ALBUM REVIEW: Ghost At The Gallows – Spirit Adrift
SPIRIT ADRIFT don’t take days off. With five studio albums, three EPs and two compilations in just eight years, there’s not a single fan who can complain of starvation. Whilst Nate Garrett’s studio side project has long since become its own beast, last year’s semi-covers album 20 Centuries Gone felt like a band beginning to burn out. Like selling pizzas, if quality can’t keep up with quantity, you’ll fall behind. Ghost At The Gallows, like 2020’s Enlightened In Eternity and 2021’s Forge Your Future EP, is a deep dish pizza made with a flavoursome 70s hard rock and 80s NWOBHM sauce, topped with spiritualism, existentialism, and grief, and finished with an overstuffed cheese crust of riffs, riffs, and you guessed it, more riffs. On paper, it sounds perfect; on record, it lacks depth.
Subconsciously inspired by the passing of family members, friends, pets, and fellow musicians — such as POWER TRIP’s Riley Gale and THE BLACK DAHLIA MURDER’s Trevor Strnad — Garrett uses Ghost At The Gallows as a monologue on death and the great beyond, told from the different stages of the grieving process. The bluesy, doomy balladeering of These Two Hands paints a picture of grief’s darker times — “Everyday I wake up paralysed / We did all we could to keep you alive / Learn to live without you by my side / Wishing I am the one who died” — to hauntingly heavy effect, whilst Give Her To The River goes round the houses, saying a little with a lot when they’ve could’ve maximised the powerful one-liner “In the fire we transform, in the water be reborn” which says it best.
Ghost At The Gallows is bookended by two seven-minute monoliths — Give Her To The River and the title track — however neither justifies their runtime, instead exposing SPIRIT ADRIFT’s achilles heel: overindulgence. Just like Augustus Gloop in the chocolate fountain, these tracks sacrifice a diet of substance in favour of indulging in their favourite thing: unleashing power chords so pretty you’ll shut your eyes and see yourself travelling down the Rainbow Road.
The singles — Barn Burner, Death Won’t Stop Me and I Shall Return — are the standouts, and they all share the same secret: they’re straight-up arena-ready heavy metal bangers.
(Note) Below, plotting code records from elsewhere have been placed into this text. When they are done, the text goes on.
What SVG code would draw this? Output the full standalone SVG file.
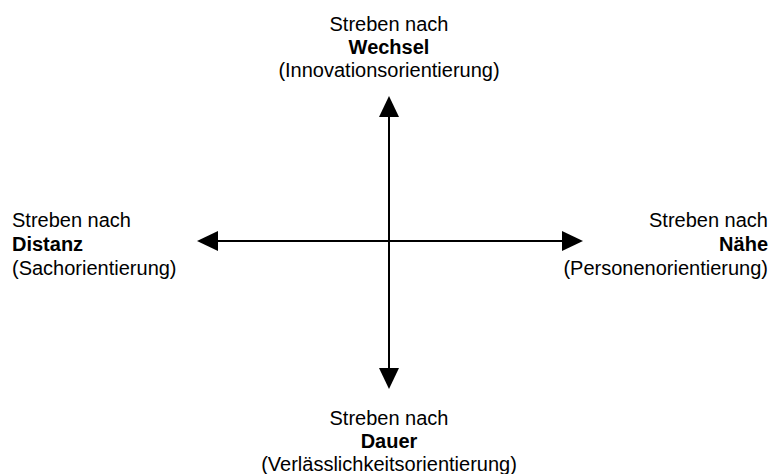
<svg xmlns="http://www.w3.org/2000/svg" width="778" height="474" viewBox="0 0 778 474">
<style>
text{font-family:"Liberation Sans",Arial,sans-serif;font-size:20px;fill:#000}
.b{font-weight:bold}
.ax{stroke:#000;stroke-width:2;fill:none}
.hd{fill:#000}
</style>
<rect width="778" height="474" fill="#fff"/>
<g id="connectors">
<line class="ax" x1="216" y1="241" x2="564" y2="241"/>
<polygon class="hd" points="197,241 218,231 218,251"/>
<polygon class="hd" points="583,241 562,231 562,251"/>
<line class="ax" x1="389" y1="115" x2="389" y2="370"/>
<polygon class="hd" points="389,96 379,117 399,117"/>
<polygon class="hd" points="389,389 379,368 399,368"/>
</g>
<g id="top" text-anchor="middle">
<text x="389" y="31">Streben nach</text>
<text class="b" x="389" y="54">Wechsel</text>
<text x="389" y="77">(Innovationsorientierung)</text>
</g>
<g id="left">
<text x="12" y="227">Streben nach</text>
<text class="b" x="12" y="251">Distanz</text>
<text x="12" y="275">(Sachorientierung)</text>
</g>
<g id="right" text-anchor="end">
<text x="768" y="227">Streben nach</text>
<text class="b" x="768" y="251">Nähe</text>
<text x="768" y="275">(Personenorientierung)</text>
</g>
<g id="bottom" text-anchor="middle">
<text x="389" y="425">Streben nach</text>
<text class="b" x="389" y="448">Dauer</text>
<text x="389" y="471">(Verlässlichkeitsorientierung)</text>
</g>
</svg>
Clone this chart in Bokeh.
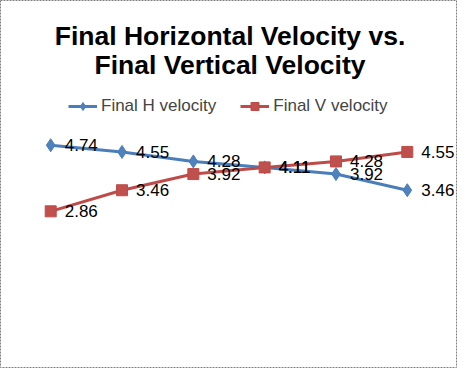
from bokeh.plotting import figure
from bokeh.models import Range1d, Label, Legend, LegendItem, ColumnDataSource
from bokeh.embed import file_html
from bokeh.resources import INLINE
from bokeh.core.properties import value

trials = [1, 2, 3, 4, 5, 6]
final_h = [4.74, 4.55, 4.28, 4.11, 3.92, 3.46]
final_v = [2.86, 3.46, 3.92, 4.11, 4.28, 4.55]
title_lines = ["Final Horizontal Velocity vs.", "Final Vertical Velocity"]
series_names = ["Final H velocity", "Final V velocity"]

W, H = 457, 368
FONT = "Liberation Sans"
BLUE_LINE, BLUE_FILL = "#4A7EBB", "#4F81BD"
RED_LINE, RED_FILL = "#BE4B48", "#C0504D"

p = figure(width=W, height=H, output_backend="svg", toolbar_location=None,
           x_range=Range1d(0.296, 6.704), y_range=Range1d(-1.61, 8.857),
           x_axis_location=None, y_axis_location=None, min_border=0)
p.xgrid.visible = False
p.ygrid.visible = False
p.background_fill_color = "white"
p.border_fill_color = "white"
p.outline_line_color = "#808080"
p.outline_line_dash = "2 1"
p.outline_line_width = 1

src = ColumnDataSource(dict(x=trials, h=final_h, v=final_v,
                            hl=[f"{v:.2f}" for v in final_h],
                            vl=[f"{v:.2f}" for v in final_v]))

lh = p.line("x", "h", source=src, line_color=BLUE_LINE, line_width=3)
mh = p.scatter("x", "h", source=src, marker="diamond", size=13,
               fill_color=BLUE_FILL, line_color=BLUE_LINE)
lv = p.line("x", "v", source=src, line_color=RED_LINE, line_width=3)
mv = p.scatter("x", "v", source=src, marker="square", size=11,
               fill_color=RED_FILL, line_color=RED_LINE)

for col in ("hl", "vl"):
    p.text("x", "h" if col == "hl" else "v", text=col, source=src,
           x_offset=14, text_align="left", text_baseline="middle",
           text_font=value(FONT), text_font_size="17px", text_color="black")

legend = Legend(items=[LegendItem(label=series_names[0], renderers=[lh, mh]),
                       LegendItem(label=series_names[1], renderers=[lv, mv])],
                location=(68, 252), orientation="horizontal",
                glyph_width=29, glyph_height=20, label_height=20,
                label_standoff=4, spacing=24, padding=0, margin=0,
                border_line_color=None, background_fill_alpha=0,
                label_text_font=FONT, label_text_font_size="17px")
p.add_layout(legend, "center")

for txt, yb in zip(title_lines, [332.5, 303.8]):
    p.add_layout(Label(x=229.5, y=yb, x_units="screen", y_units="screen",
                       text=txt, text_align="center", text_baseline="alphabetic",
                       text_font=FONT, text_font_style="bold",
                       text_font_size="26.5px", text_color="black"))

open("out.html", "w").write(file_html(p, INLINE))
Barn Burner burns the house down, soaking the track in kerosene-loaded solos and setting fire to the sound of Michael Arellano’s machine-gun drums; whilst Death Won’t Stop Me and I Shall Return lean into The Hunter-era MASTODON, where they douse death in a shroud of groove-driven stoner-rock with stadium-sized choruses.
Hanged Mans Revenge could reach similar heights, however its chorus leaves a lot to be desired, and its overreliance on a heavy metal trope feels like new dogs being taught old tricks, whilst the psychedelic-doom and pavement-pounding drumbeats of Siren Of The South are too at odds with each other to be anything but artists throwing spaghetti at walls, with some of it sticking and some of it flopping back into the pot.
If you order Ghost At The Gallows for dinner, a flavoursome pizza from Naples you will not find. But if you’re looking to eat nothing but the meatiest riffs you’ve ever seen in your life until your full to bursting, then SPIRIT ADRIFT have made the album for you. Sure, it’s a good time, but this many albums in, shouldn’t it be a great time?
Rating: 7/10
Ghost At The Gallows is set for release on August 18th via Century Media Records.